Scientists warn politicians immersed in climate change policy not to forget plastic pollution. Around eight million more pieces enter the ocean on a daily basis. This adds to the 5.25 trillion large and micro pieces of plastic already there. This plastic, continually broken down in waves and tides, ends up in fragile environments, in sea ice, inside animals.
Other materials matter too: greenhouse gas emissions from producing raw materials has doubled in 20 years. Not helped by the high turnaround of building stock. Engineers now call for buildings to stay standing for longer, to pay due respect to “embodied” emissions – the carbon released in the atmosphere as they were built.

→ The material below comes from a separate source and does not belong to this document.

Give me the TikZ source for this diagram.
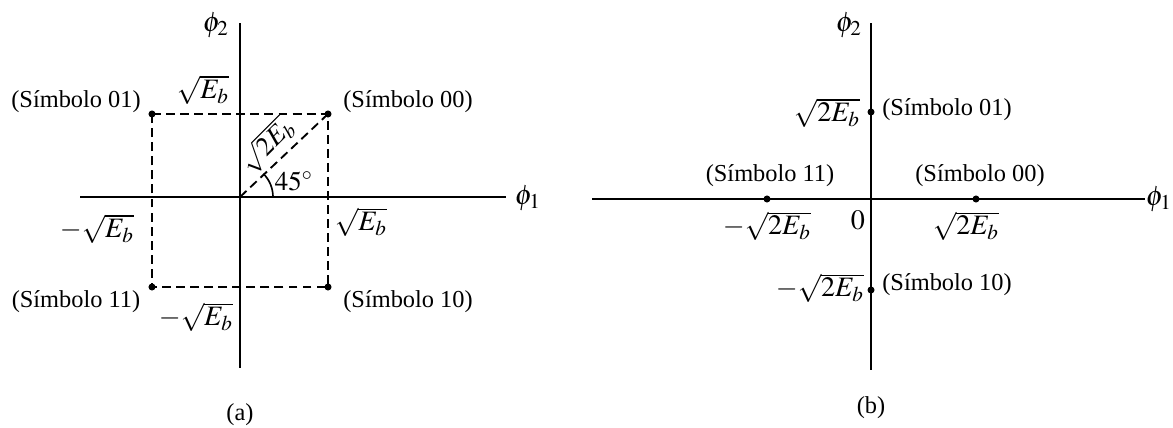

A move from fossil fuels to renewables is predicated on a shift to consume more electricity. Electrifying our energy system requires we build more. For more cables, wires, turbines and solar panels we need metals and minerals. Around three billion tonnes of graphite, lithium and cobalt will be needed to deploy all the renewable power generation and electricity storage needed to keep the world below 2C warming. Our future low-carbon energy system will be 12 times more reliant on copper, for example, than todays.
This complexity inspires big questions: how can we consume less, increase efficiency and transition to a cleaner way of operating without unintended consequences in the natural world?
Circularity is key – the means of turning waste streams into usable products. Waste food into batteries. Crab shells into chemicals. Construction waste into new bricks.
Consider what’s wasted in your business, your supply chain. Sometimes thinking in circles, helps.